◆ PROBLEM TO WORK ON
Copy exactly the lines from the start of the material through the line with "64, 128, 256];". Pictures stay out of the copy.
[BEGIN]
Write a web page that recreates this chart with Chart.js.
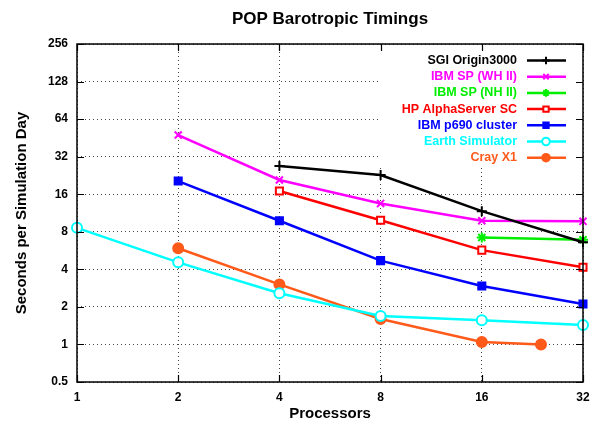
<!DOCTYPE html>
<html>
<head>
<meta charset="utf-8">
<style>
  html, body { margin: 0; padding: 0; background: #fff; }
  #wrap { width: 592px; height: 423px; }
</style>
</head>
<body>
<div id="wrap"><canvas id="myChart"></canvas></div>
<script src="https://cdn.jsdelivr.net/npm/chart.js"></script>
<script>
  // processors (x) and seconds per simulation day (y)
  const xTicks = [1, 2, 4, 8, 16, 32];
  const yTicks = [0.5, 1, 2, 4, 8, 16, 32, 64, 128, 256];

  const sgiProcs = [4, 8, 16, 32];
  const sgiTimes = [26.9, 22.8, 11.7, 6.6];
  const whProcs = [2, 4, 8, 16, 32];
  const whTimes = [47.7, 20.8, 13.5, 9.8, 9.7];
  const nhProcs = [16, 32];
  const nhTimes = [7.2, 6.9];
  const hpProcs = [4, 8, 16, 32];
  const hpTimes = [17.0, 9.9, 5.7, 4.15];
  const p690Procs = [2, 4, 8, 16, 32];
  const p690Times = [20.4, 9.8, 4.7, 2.94, 2.11];
  const esProcs = [1, 2, 4, 8, 16, 32];
  const esTimes = [8.6, 4.55, 2.57, 1.69, 1.56, 1.43];
  const crayProcs = [2, 4, 8, 16, 24];
  const crayTimes = [5.9, 3.03, 1.6, 1.045, 1.0];

  const FONT = '"Liberation Sans", Arial, Helvetica, sans-serif';

  function pts(xs, ys) {
    return xs.map((x, i) => ({ x: x, y: ys[i] }));
  }

  function series(label, xs, ys, color, style, fill) {
    return {
      label: label,
      data: pts(xs, ys),
      borderColor: color,
      backgroundColor: fill,
      pointStyle: style,
      pointRadius: 5,
      pointBorderWidth: 2,
      pointBackgroundColor: fill,
      pointBorderColor: color,
      borderWidth: 2.5,
      tension: 0,
      clip: false,
    };
  }

  const datasets = [
    series('SGI Origin3000', sgiProcs, sgiTimes, '#000000', 'cross', '#000000'),
    series('IBM SP (WH II)', whProcs, whTimes, '#ff00ff', 'crossRot', '#ff00ff'),
    series('IBM SP (NH II)', nhProcs, nhTimes, '#00ee00', 'star', '#00ee00'),
    series('HP AlphaServer SC', hpProcs, hpTimes, '#ff0000', 'rect', '#ffffff'),
    series('IBM p690 cluster', p690Procs, p690Times, '#0000ff', 'rect', '#0000ff'),
    series('Earth Simulator', esProcs, esTimes, '#00ffff', 'circle', '#ffffff'),
    series('Cray X1', crayProcs, crayTimes, '#ff5a1a', 'circle', '#ff5a1a'),
  ];

  // title, legend box and inward ticks like the original plot
  const decor = {
    id: 'decor',
    beforeDatasetsDraw(chart) {
      const ctx = chart.ctx;
      const a = chart.chartArea;
      ctx.save();
      ctx.fillStyle = '#fff';
      ctx.fillRect(378, a.top + 1, a.right - 379, 122);
      ctx.restore();
    },
    afterDraw(chart) {
      const ctx = chart.ctx;
      const a = chart.chartArea;
      const xs = chart.scales.x, ys = chart.scales.y;
      ctx.save();
      // box
      ctx.strokeStyle = '#000';
      ctx.lineWidth = 1.5;
      ctx.strokeRect(a.left, a.top, a.right - a.left, a.bottom - a.top);
      // inward ticks on all sides
      ctx.lineWidth = 1.2;
      ctx.beginPath();
      xTicks.forEach(v => {
        const px = Math.round(xs.getPixelForValue(v)) + 0.5;
        ctx.moveTo(px, a.bottom); ctx.lineTo(px, a.bottom - 7);
        ctx.moveTo(px, a.top); ctx.lineTo(px, a.top + 7);
      });
      yTicks.forEach(v => {
        const py = Math.round(ys.getPixelForValue(v)) + 0.5;
        ctx.moveTo(a.left, py); ctx.lineTo(a.left + 7, py);
        ctx.moveTo(a.right, py); ctx.lineTo(a.right - 7, py);
      });
      ctx.stroke();
      // title
      ctx.fillStyle = '#000';
      ctx.font = 'bold 17px ' + FONT;
      ctx.textAlign = 'center';
      ctx.textBaseline = 'middle';
      ctx.fillText('POP Barotropic Timings', (a.left + a.right) / 2, 19);
      // legend
      ctx.font = 'bold 12.5px ' + FONT;
      ctx.textAlign = 'right';
      chart.data.datasets.forEach((ds, i) => {
        const y = 60.5 + i * 16.2;
        ctx.fillStyle = ds.borderColor;
        ctx.fillText(ds.label, 517, y);
        ctx.strokeStyle = ds.borderColor;
        ctx.lineWidth = 2.5;
        ctx.beginPath();
        ctx.moveTo(527, y); ctx.lineTo(566, y);
        ctx.stroke();
        ctx.fillStyle = ds.pointBackgroundColor;
        ctx.lineWidth = 2;
        Chart.helpers.drawPoint(ctx, { pointStyle: ds.pointStyle, radius: 3.8, rotation: 0, borderWidth: 2 }, 546, y);
      });
      ctx.restore();
    }
  };

  new Chart(document.getElementById('myChart'), {
    type: 'line',
    data: { datasets: datasets },
    plugins: [decor],
    options: {
      responsive: true,
      maintainAspectRatio: false,
      animation: false,
      layout: { padding: { top: 44, right: 9, left: 0, bottom: 0 } },
      plugins: {
        legend: { display: false },
        title: { display: false },
        tooltip: { enabled: false },
      },
      scales: {
        x: {
          type: 'logarithmic',
          min: 1,
          max: 32,
          afterBuildTicks: s => { s.ticks = xTicks.map(v => ({ value: v })); },
          afterFit: s => { s.height = 41; s.paddingLeft = 0; s.paddingRight = 0; },
          ticks: {
            color: '#000',
            font: { family: FONT, size: 12, weight: 'bold' },
            padding: 8,
            maxRotation: 0,
            autoSkip: false,
            callback: v => String(v),
          },
          grid: {
            drawTicks: false,
            color: '#444',
            lineWidth: 1,
          },
          border: { display: false, dash: [1, 3] },
          title: {
            display: true,
            text: 'Processors',
            color: '#000',
            font: { family: FONT, size: 15, weight: 'bold' },
            padding: { top: 0, bottom: 0 },
          },
        },
        y: {
          type: 'logarithmic',
          min: 0.5,
          max: 256,
          afterBuildTicks: s => { s.ticks = yTicks.map(v => ({ value: v })); },
          afterFit: s => { s.width = 77; s.paddingTop = 0; s.paddingBottom = 0; },
          ticks: {
            color: '#000',
            font: { family: FONT, size: 12, weight: 'bold' },
            padding: 9,
            autoSkip: false,
            callback: v => String(v),
          },
          grid: {
            drawTicks: false,
            color: '#444',
            lineWidth: 1,
          },
          border: { display: false, dash: [1, 3] },
          title: {
            display: true,
            text: 'Seconds per Simulation Day',
            color: '#000',
            font: { family: FONT, size: 15, weight: 'bold' },
            padding: { top: 13, bottom: 0 },
          },
        },
      },
    },
  });
</script>
</body>
</html>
[END]
◆ THE SOLUTION
Write a web page that recreates this chart with Chart.js.
<!DOCTYPE html>
<html>
<head>
<meta charset="utf-8">
<style>
  html, body { margin: 0; padding: 0; background: #fff; }
  #wrap { width: 592px; height: 423px; }
</style>
</head>
<body>
<div id="wrap"><canvas id="myChart"></canvas></div>
<script src="https://cdn.jsdelivr.net/npm/chart.js"></script>
<script>
  // processors (x) and seconds per simulation day (y)
  const xTicks = [1, 2, 4, 8, 16, 32];
  const yTicks = [0.5, 1, 2, 4, 8, 16, 32, 64, 128, 256];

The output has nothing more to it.